The Nikon D80 offers a number of features not found in any of its competitors in this price range. One of the most interesting and misunderstood features is weather sealing. The camera is not waterproof—that's a whole different product category. But like its professional big brothers, the D80 offers lots of moisture proofing. In other words, mist, excessive humidity and a variety of other related conditions aren't going to have much effect on the D80. Couple it with a pro lens and go trekking somewhere, or prowl the urban canyons of whatever city you call home, hang out in back alleys looking for weird and wonderful lighting and textures, visit a local park and shoot the wildlife, or find a river or stream and wander the banks. If you find yourself in the midst of a swelteringly humid summer day, you can step out of a cold, air conditioned car and completely ignore the effects of instant condensation. Wipe off the front element of your lens and away you go.

Making quick White Balance adjustments takes only a few seconds. Using the camera's built-in range of preset shooting modes is delightful in a camera of this quality. Shooting modes are found most often in point & shoot pocket cameras. Having access to them through the main selector on top of the camera is absolutely wonderful. Pros can use it to check their manual settings against Nikon's suggested setting. Best of all for hobbyists, casual shooters, travelers and anyone else with a penchant for photography, the D80's configuration menus are a tweaker's and customizer's delight. Menu organization is excellent and the settings you need most often are always no more than a click or two away.

The D80 is well built. The body is solid, well sealed and feels tight and grip-able with all working surfaces covered in textured synthetic rubber. The rear LCD is bright and very accurate. Like its older siblings and its bigger brothers, the D80 has an LCD that is genuinely useful for accurately reviewing shots. At 2.5" in size it's also big enough to actually see important details. Most important for many people, the D80 uses Nikon's F mount and is fully compatible with all of Nikon's huge assortment of AF-S and AF-I lenses.

Nikon supplied us with the D80 kit for this review. It includes the new 18-135 AF zoom lens. While it will never be mistaken for a pro lens, the 18-135 does one thing extremely well—it takes razor sharp pictures. That's my bell ringer by the way. Sharpness. I can live with all sorts of vignetting (corners that are slightly darker than the rest of the photo) and chromatic aberration (faint color fringing that's visible when you blow things up real big), but sharpness is the big deal for me. The 18-135, again, is sharp. It's also color accurate, with good glass coatings which help to reduce flare and other problems. On the other hand, the lens does not do well shooting across the light. If you buy the kit, don't walk out of the store without a polarizing filter or without making sure the lens hood is in the box.

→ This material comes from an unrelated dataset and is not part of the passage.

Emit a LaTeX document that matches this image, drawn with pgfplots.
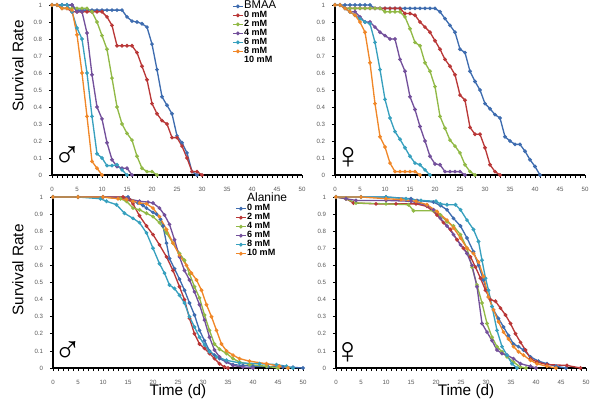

Cons: The standard D80 kit (body + lens) includes the Nikkor 18-135mm zoom lens. Do yourself a favor and pay for a lens upgrade. The 18-135mm zoom is competent enough and even razor sharp, but the D80 will excel when paired with the Nikkor 18-200mm VR lens or the 18-55mm F3.5-5.6 kit lens and almost all of the huge line of Nikon lenses. The 18-55mm and the 18-200mm VR cost more, but the results are clearly worth every penny. I ran into some minor metering inconsistencies from shot to shot and had to use +/- EV compensation more often (at least compared to metering with a D200). There's nothing wrong with SD cards for storage, but I've already got a sizable investment in CF cards which I've used in my Nikon's since purchasing a D70 quite a few years ago. Apparently, the SD card was used in the D80 design simply because of the smaller port requirement compared to a CF card. Grrr. The 18-135 lens supplied with the D80 kit is good but not great and it's not quite up to the standard set by the D80.

Pros: We were not expecting so many professional features in what is presented as a consumer-friendly enthusiast digital SLR, but there they are nonetheless. With customizability rivaling that of the much more expensive and clearly professional level Nikon D200 and Canon 5D, in our opinion the Nikon D80 is a hands-down choice over the rival Canon 400D (Rebel XTi). Nikon seems to have worked very hard to shake off accusations that its digital images were slightly soft because the results from the D80 are among the best we've ever seen from any digital camera. Add a good quality Nikon lens to the D80 — the 18-200mm VR zoom is a brilliant choice — and the only thing that will prevent you from getting great photos is you. Excellent battery life. I spend almost as much time looking at the LCD as I do looking through the viewfinder, so the D80's LCD screen was a bit of a revelation—large, bright, remarkably sharp and genuinely useful for shot analysis. Very bright pentaprism viewfinder makes competing SLR models from Canon, Pentax, Olympus and Sony look somewhat dark and small by comparison. Well designed with comfortable and intuitive ergonomics. If you're a photography enthusiast or hobbyist or harbor a secret desire to be a great photographer, get the D80. If you're an engineer, designer, project manager or work in one of a thousand other skills that require accurate photographs, get the D80. Nikon has hit another home run with this one. Highly recommended.